The Fresh Prince Of Bel-Air
The Fresh Prince Of Bel-Air

Those Were the Days is the 20th episode of Season 2 of The Fresh Prince Of Bel-Air.


Philip and Vivian welcome a '60s radical, who arouses the FBI's interest and influences Will and Carlton to take action over the firing of a nonconformist teacher.


Main Cast

Recurring Cast

Guest Cast

  • Peggy Blow as Margery Smallwood
  • Tim Russ as Agent Collins
  • Kenneth Tigar as Mr. Knotts
  • Randy Josselyn as Student


  • Marge also goes by the name Adebola.
  • While in the Movement with Marge, Phllip was known as Olufemi, and Vivian as Adesimbo.
  • Marge gives Will the nickname Hasani - Swahili for "handsome".
  • While preparing to run off with Marge to an anti-apartheid rally, Will proposes another name to go by - Akbar Shabaz Jenkins.


Philip [to Marge]: Oh! Remember Woodstock?
Marge: Yes!
Philip: Twenty of us tried to squeeze into that tent. Vivian and I jumped into that lake naked!
Vivian: I wasn't at Woodstock.
Philip: Oh yeah...

[Marge shows an album of old photos to the family]
Hilary: Oh my god! Who are those two weirdos? And who is that ugly little kid in the dashiki diaper?
Vivian: Well, those two weirdos are your father and I, and that ugly little kid is you.
Carlton: The bone in your hair is a good look for you, Hilary.
Will: Yeah, you've got sort of a... yabba-dabba-doo.

Ashley: Mom! Look at how short your skirt is!
Philip: Ohh, your mother's legs made the mini-skirt famous!
Ashley: I have mom's legs. Can I wear my skirt that short?
Philip: You have MY legs and the answer is 'no'.

Philip: Geoffrey will take your bags up to the guest room.
Marge: I carry MY OWN bag.
[To Geoffrey] My brother! You have been oppressed, repressed and suppressed by capitalism! Don't you know you can be free?
Geoffrey: I have known freedom - Don't like the health plan.

Ashley: Greetings, Sister Adesimbo! Greetings, Brother Olufemi! Power to the people!
Will: Oh, Ash... You kinda look like... Winnie the Pooh Mandela.
Ashley: Mom, daddy, I am a depressed minority, and I want my allowance increased.
Philip: No.
Ashley: Then I'm staging a sit-in and I won't eat my peas.
Philip: You WILL eat your peas.
Ashley: Come on, daddy! Suppose Gandhi's parents treated him like this!
Philip: Gandhi ate his peas.
Ashley: Then I shall spray paint my demands on the pool house wall.

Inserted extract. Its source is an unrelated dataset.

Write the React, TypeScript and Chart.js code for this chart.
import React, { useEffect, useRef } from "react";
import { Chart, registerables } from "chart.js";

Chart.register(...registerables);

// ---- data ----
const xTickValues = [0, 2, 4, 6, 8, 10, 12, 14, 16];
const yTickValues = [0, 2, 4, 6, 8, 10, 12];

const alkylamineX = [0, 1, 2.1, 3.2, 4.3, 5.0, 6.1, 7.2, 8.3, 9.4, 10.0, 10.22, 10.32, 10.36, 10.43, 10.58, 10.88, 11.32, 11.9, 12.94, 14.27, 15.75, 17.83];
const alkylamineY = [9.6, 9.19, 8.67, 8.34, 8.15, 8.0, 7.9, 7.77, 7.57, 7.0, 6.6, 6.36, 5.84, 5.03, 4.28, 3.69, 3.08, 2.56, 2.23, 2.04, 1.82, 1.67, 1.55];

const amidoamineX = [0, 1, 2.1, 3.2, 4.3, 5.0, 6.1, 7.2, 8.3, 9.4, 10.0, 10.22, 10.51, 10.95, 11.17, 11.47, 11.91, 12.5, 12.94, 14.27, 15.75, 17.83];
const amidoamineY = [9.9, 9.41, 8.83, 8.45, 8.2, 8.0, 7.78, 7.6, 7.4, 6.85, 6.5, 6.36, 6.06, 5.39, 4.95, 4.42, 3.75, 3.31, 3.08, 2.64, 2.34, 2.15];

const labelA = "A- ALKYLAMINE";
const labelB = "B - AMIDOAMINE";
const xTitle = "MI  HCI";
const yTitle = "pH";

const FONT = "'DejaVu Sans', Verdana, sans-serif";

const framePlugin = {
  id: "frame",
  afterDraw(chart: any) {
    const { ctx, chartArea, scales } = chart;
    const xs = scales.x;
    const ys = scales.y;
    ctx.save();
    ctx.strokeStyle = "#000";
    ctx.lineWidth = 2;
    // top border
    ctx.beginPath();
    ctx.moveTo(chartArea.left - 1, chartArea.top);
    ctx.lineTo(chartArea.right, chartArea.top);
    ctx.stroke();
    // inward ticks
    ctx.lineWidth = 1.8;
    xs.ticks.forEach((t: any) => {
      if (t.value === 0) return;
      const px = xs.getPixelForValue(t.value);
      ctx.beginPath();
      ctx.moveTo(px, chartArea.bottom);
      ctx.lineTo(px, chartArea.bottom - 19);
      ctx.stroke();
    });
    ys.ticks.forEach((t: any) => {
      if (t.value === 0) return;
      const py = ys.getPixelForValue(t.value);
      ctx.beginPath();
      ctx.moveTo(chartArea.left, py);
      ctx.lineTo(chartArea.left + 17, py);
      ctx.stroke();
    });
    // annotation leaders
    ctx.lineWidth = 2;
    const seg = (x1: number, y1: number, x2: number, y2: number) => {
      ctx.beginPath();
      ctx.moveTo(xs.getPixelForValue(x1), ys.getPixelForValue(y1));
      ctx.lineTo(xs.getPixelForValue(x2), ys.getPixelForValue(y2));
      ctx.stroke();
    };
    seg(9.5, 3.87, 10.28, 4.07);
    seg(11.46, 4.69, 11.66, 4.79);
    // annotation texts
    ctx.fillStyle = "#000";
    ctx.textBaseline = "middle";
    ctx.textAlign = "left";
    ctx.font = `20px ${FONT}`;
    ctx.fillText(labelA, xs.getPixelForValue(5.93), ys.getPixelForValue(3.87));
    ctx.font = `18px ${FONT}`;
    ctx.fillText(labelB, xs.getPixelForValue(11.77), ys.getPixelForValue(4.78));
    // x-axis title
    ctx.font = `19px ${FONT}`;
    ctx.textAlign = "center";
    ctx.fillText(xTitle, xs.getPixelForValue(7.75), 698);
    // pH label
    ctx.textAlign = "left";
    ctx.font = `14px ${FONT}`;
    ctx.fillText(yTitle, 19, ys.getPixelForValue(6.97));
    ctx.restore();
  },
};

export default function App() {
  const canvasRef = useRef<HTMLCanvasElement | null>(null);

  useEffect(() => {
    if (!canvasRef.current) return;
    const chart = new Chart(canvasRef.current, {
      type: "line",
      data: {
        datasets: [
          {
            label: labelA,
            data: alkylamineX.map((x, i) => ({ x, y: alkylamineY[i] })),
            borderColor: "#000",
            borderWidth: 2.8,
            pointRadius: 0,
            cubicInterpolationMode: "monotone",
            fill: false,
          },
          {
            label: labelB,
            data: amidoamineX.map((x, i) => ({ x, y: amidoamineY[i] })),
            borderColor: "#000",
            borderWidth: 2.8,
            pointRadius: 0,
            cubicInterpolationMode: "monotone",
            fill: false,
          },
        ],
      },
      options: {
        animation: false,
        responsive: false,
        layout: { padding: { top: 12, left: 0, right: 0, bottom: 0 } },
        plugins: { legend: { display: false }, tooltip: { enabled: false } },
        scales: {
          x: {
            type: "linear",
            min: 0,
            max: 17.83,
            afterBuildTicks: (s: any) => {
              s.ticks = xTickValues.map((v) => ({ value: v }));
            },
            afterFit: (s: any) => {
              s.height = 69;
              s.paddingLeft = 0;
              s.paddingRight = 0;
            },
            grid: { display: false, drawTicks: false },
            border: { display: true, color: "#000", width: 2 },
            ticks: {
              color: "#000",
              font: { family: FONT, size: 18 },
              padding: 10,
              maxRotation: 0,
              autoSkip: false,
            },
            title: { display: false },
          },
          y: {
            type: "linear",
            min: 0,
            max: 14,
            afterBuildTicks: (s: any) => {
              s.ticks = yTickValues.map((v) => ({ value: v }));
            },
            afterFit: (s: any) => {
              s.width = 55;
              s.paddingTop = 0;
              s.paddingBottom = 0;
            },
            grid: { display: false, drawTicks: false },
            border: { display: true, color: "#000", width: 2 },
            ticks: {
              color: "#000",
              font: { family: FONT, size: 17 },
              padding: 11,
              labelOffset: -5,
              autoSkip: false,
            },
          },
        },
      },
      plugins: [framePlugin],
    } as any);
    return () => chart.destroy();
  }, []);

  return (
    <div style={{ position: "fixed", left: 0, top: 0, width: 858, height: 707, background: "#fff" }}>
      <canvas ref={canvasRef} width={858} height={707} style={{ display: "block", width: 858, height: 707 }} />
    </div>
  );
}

Will: Hey look, fellas! There ain't no point in tryin' to reason with the Man when the Man is not tryin' to reason wit' you!
Kellogg: Right on!
Will: What we gotta do is get up in his grill and show him that we got the power!
Kellogg: Yes! Power to the people! Say it loud - I'm black and I'm proud!
Will: Ohh, aight. My man Cornflake got the spirit... He a little confused, but he got the spirit...

Marge: Looks like I've had quite an impact on your kids!
Philip: You're proud of getting a highschool kid suspended?
Marge: If you mean, am I proud to have told him to do anything you have to for what you believe in, then yes, I am.
Vivian: Marge, when you talk to Will about when we chained ourselves together at sit-ins, you're only giving him the romantic part of the struggle. Girlfriend, you are leaving out everything that went before it! The leaflets, the petitions, the years of trying to work through the system!
Marge: The system doesn't work! You HAVE to blow the door down! Looks like you forgot that!
Philip: You talk as if I wasn't there with you in Birmingham facing dogs and firehoses. This is me - Olufemi! The same Olufemi that was with you the night Harlem went up in flames! But now I have a family and I CHOOSE not to fight in the streets! I have an office to fight from, and I have fought and won cases for fair housing, affirmative action, health care, and I am not ashamed to write a big fat cheque for something I believe in, and that doesn't make me any less committed than you, so don't you DARE look down your DAMN nose at me, Adebola!

Marge: You know, when I was your age there weren't many doors open to us. Some of them we HAD to blow open, and because we did, you've got more opportunities. Hey, don't get me wrong, I'm not saying that things are perfect, it's just that now you can fight our battles in the boardrooms too, and in the classrooms, the voting booths, and the courtroom just like your uncle.
Will: Alright hold up, hold up. I thought you said "By any means necessary"?
Marge: Right! But it's up to you to figure out what's necessary. And Will, when the courtroom doesn't work... Come find me.
Will: You're a deep sister, Adebola.
Marge: And you... are the future, Hasani.